I want to give this a try again. I'm reading contradictory stories. Some say it's better to just dump them in, others say they should be acclimated over days. On my previous attempt, the mollies seem to be really bothered by the flow, but I don't know if that's because they're weakened by the full saltwater.


----------



## TBemba (Jan 11, 2010)

I'm not sure, I bought adult Mollies or at least close to it. They are almost two inches and thick bodied. The female looks like she swallowed a pea so babies?

Down side they eat like pigs and poop a lot .


----------



## loonie (Mar 29, 2008)

I am wondering why nobody talk about Tangs as good algae eater esp. for hairy algae. I have tangs in my tank, they keep the tank clean from any algae on rocks.


----------



## notclear (Nov 5, 2011)

Which of your tangs eat hair algae?


Sent from my iPad using Tapatalk


----------



## TBemba (Jan 11, 2010)

loonie said:


> I am wondering why nobody talk about Tangs as good algae eater esp. for hairy algae. I have tangs in my tank, they keep the tank clean from any algae on rocks.


I think most Tangs require large tanks. I don't plan on having a tank large enough to accommodate a tang.


----------



## solarz (Aug 31, 2010)

loonie said:


> I am wondering why nobody talk about Tangs as good algae eater esp. for hairy algae. I have tangs in my tank, they keep the tank clean from any algae on rocks.
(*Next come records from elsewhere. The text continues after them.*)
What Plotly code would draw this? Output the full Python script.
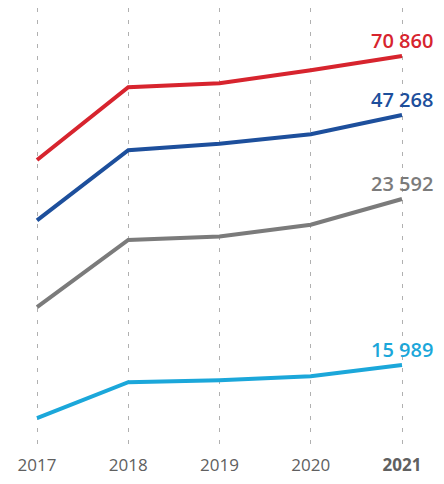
import plotly.graph_objects as go

years = [2017, 2018, 2019, 2020, 2021]
tick_labels = ["2017", "2018", "2019", "2020", "<b>2021</b>"]

red_vals = [55000, 66100, 66700, 68700, 70860]
blue_vals = [36000, 43500, 44200, 45200, 47268]
gray_vals = [19000, 21850, 22000, 22500, 23592]
cyan_vals = [12000, 14700, 14850, 15150, 15989]

series = [
    ("y", red_vals, "#d7242e", [10775, 78180]),
    ("y2", blue_vals, "#1d4f9c", [11423, 58717]),
    ("y3", gray_vals, "#7b7b7b", [12925, 31710]),
    ("y4", cyan_vals, "#1ba7da", [9614, 42764]),
]

fig = go.Figure()
annotations = []
for yref, vals, color, rng in series:
    fig.add_trace(go.Scatter(x=years, y=vals, yaxis=yref, mode="lines",
                             line=dict(color=color, width=4), hoverinfo="skip"))
    annotations.append(dict(x=years[-1], y=vals[-1], xref="x", yref=yref,
                            text=f"{vals[-1]:,}".replace(",", " "),
                            showarrow=False, xanchor="center", yanchor="bottom",
                            yshift=0, font=dict(family="Open Sans", size=20, color=color,
                                                weight=600)))

layout_axes = {}
names = ["yaxis", "yaxis2", "yaxis3", "yaxis4"]
for i, (yref, vals, color, rng) in enumerate(series):
    ax = dict(range=rng, visible=False, showgrid=False, zeroline=False, domain=[0, 1])
    if i > 0:
        ax["overlaying"] = "y"
    layout_axes[names[i]] = ax

fig.update_layout(
    width=444, height=484,
    margin=dict(l=0, r=0, t=0, b=42),
    paper_bgcolor="white", plot_bgcolor="white",
    showlegend=False,
    xaxis=dict(range=[2016.682, 2021.548], tickmode="array", tickvals=years,
               ticktext=tick_labels, showgrid=True, gridcolor="#b0b0b0",
               griddash="4px,8px", gridwidth=1, zeroline=False, showline=False,
               ticks="", ticklabelstandoff=3,
               tickfont=dict(family="Open Sans", size=17, color="#606060")),
    annotations=annotations,
    **layout_axes,
)

fig.write_html("out.html")
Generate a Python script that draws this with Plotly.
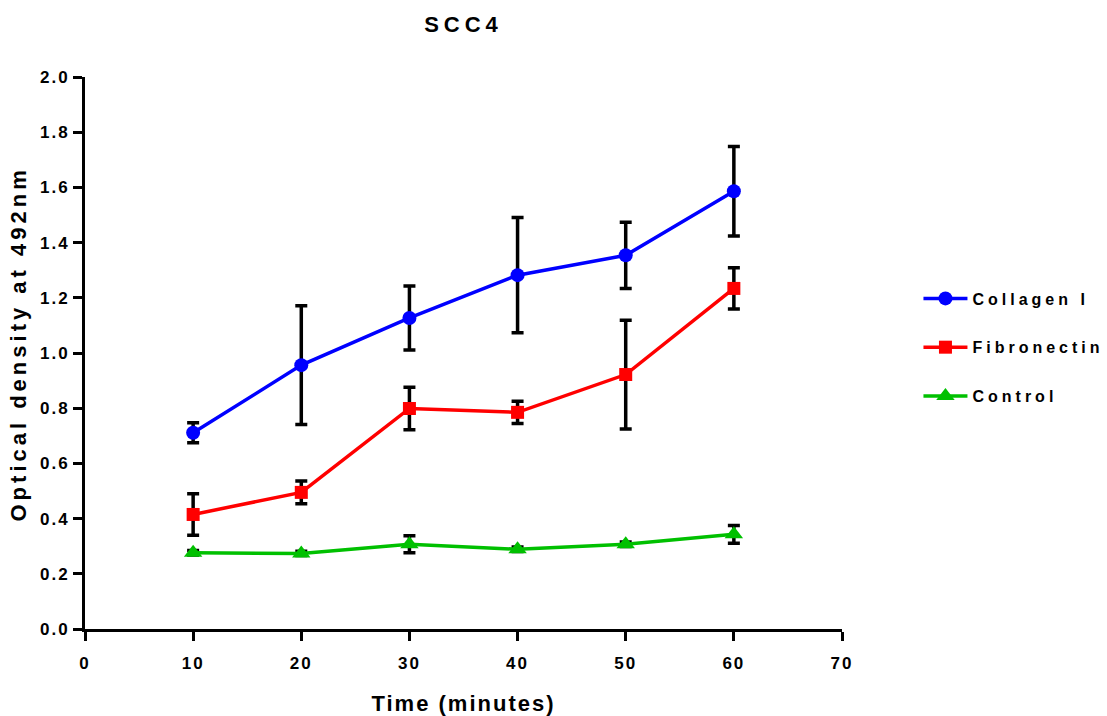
import plotly.graph_objects as go

time_min = [10, 20, 30, 40, 50, 60]

collagen = [0.711, 0.956, 1.127, 1.282, 1.354, 1.586]
collagen_err = [0.036, 0.215, 0.116, 0.209, 0.120, 0.162]

fibronectin = [0.415, 0.495, 0.799, 0.785, 0.922, 1.234]
fibronectin_err = [0.075, 0.041, 0.077, 0.040, 0.197, 0.075]

control = [0.276, 0.274, 0.307, 0.289, 0.307, 0.343]
control_err = [0.008, 0.008, 0.031, 0.008, 0.008, 0.032]

FONT = "Liberation Sans, Arial, sans-serif"

series = [
    ("Collagen I", collagen, collagen_err, "#0000FF", "circle", 14),
    ("Fibronectin", fibronectin, fibronectin_err, "#FF0000", "square", 13),
    ("Control", control, control_err, "#00C000", "triangle-up", 16),
]

fig = go.Figure()
for i, (name, vals, err, col, sym, sz) in enumerate(series):
    fig.add_trace(go.Scatter(
        x=time_min, y=vals, name=name, mode="lines+markers",
        legendgroup=f"g{i}",
        line=dict(color=col, width=3.5),
        marker=dict(symbol=sym, size=sz, color=col, line=dict(width=0)),
        error_y=dict(type="data", array=err, visible=True, color="black",
                     thickness=3.5, width=6),
    ))

fig.update_layout(
    width=1107, height=716,
    paper_bgcolor="white", plot_bgcolor="white",
    margin=dict(l=85, r=265, t=77, b=87, autoexpand=False),
    font=dict(family=FONT, color="black"),
    title=dict(text="<b>SCC4</b>", x=0.5, xref="paper", xanchor="center",
               y=1 - 24 / 716, yref="container", yanchor="middle",
               font=dict(size=22, family=FONT, color="black")),
    showlegend=True,
    legend=dict(x=1.101, xanchor="left", y=0.51, yanchor="middle",
                font=dict(size=16, family=FONT, color="black", weight="bold"),
                tracegroupgap=25, itemwidth=44, bgcolor="rgba(0,0,0,0)"),
    annotations=[dict(
        text="<b>Optical density at 492nm</b>", textangle=-90,
        xref="paper", yref="paper", x=(18 - 85) / 757, y=(629 - 344.5) / 552,
        xanchor="center", yanchor="middle", showarrow=False,
        font=dict(size=22, family=FONT, color="black"),
    )],
)

fig.update_xaxes(
    range=[0, 70], tick0=0, dtick=10, showgrid=False, zeroline=False,
    showline=True, linecolor="black", linewidth=3,
    ticks="outside", ticklen=9, tickwidth=3, tickcolor="black",
    ticklabelstandoff=8,
    tickfont=dict(size=17, family=FONT, weight="bold"),
    title=dict(text="<b>Time (minutes)</b>", font=dict(size=22, family=FONT), standoff=24),
)
fig.update_yaxes(
    range=[0, 2.0], tick0=0, dtick=0.2, tickformat=".1f", showgrid=False, zeroline=False,
    showline=True, linecolor="black", linewidth=3,
    ticks="outside", ticklen=9, tickwidth=3, tickcolor="black",
    tickfont=dict(size=17, family=FONT, weight="bold"),
)

post = """
var s = document.createElement('style');
s.textContent = 'html,body{margin:0;padding:0;overflow:hidden} ' +
  '.gtitle{letter-spacing:5px} .xtitle{letter-spacing:2px} .annotation-text{letter-spacing:4px} ' +
  '.xtick text, .ytick text{letter-spacing:2px} .legendtext{letter-spacing:4px}';
document.head.appendChild(s);
var gd = document.getElementById('{plot_id}');
function unclip() {
  gd.querySelectorAll('.legend, .legend *').forEach(function (e) {
    if (e.hasAttribute('clip-path')) e.removeAttribute('clip-path');
  });
}
Plotly.newPlot(gd, gd.data, gd.layout, {displayModeBar: false}).then(unclip);
unclip();
"""

fig.write_html("out.html", post_script=post, config={"displayModeBar": False})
A yellow tang is 40$, a molly is 2$. 

I also like the idea of molly fries in the tank.


----------



## TBemba (Jan 11, 2010)

Quick update on the Molly pair.

Kind of a mystery

I visited Aquariums by design yesterday. they had a sale on Yellow watchman gobies and I have always wanted one.

I picked up one about an inch long he's pretty sweet and a fighting conch.

There was other stuff but I have to be patient.

I added my new purchases and then after a few hours feed the tank with some new frozen myst and some new life spectrum pellets.

The pair ate like pigs but then a few hours later I noticed the male Molly hovering on the bottom near some rock and the female close beside.

He then started to do the cichlid death roll. The zipping around the tank herky jerky and then stopping to float lifeless to the bottom.

He did this for an hour at least. In my fresh water experience this is caused by bad water parameters or sudden temp changes. 

I did neither. Plus I tested the water and everything looked great. No other fish or cuc were effected. Usually if a fish dies like this it is followed by more deaths.

That was about 20 hours ago and everyone else is fine.

I'm a little uneasy about this event.


----------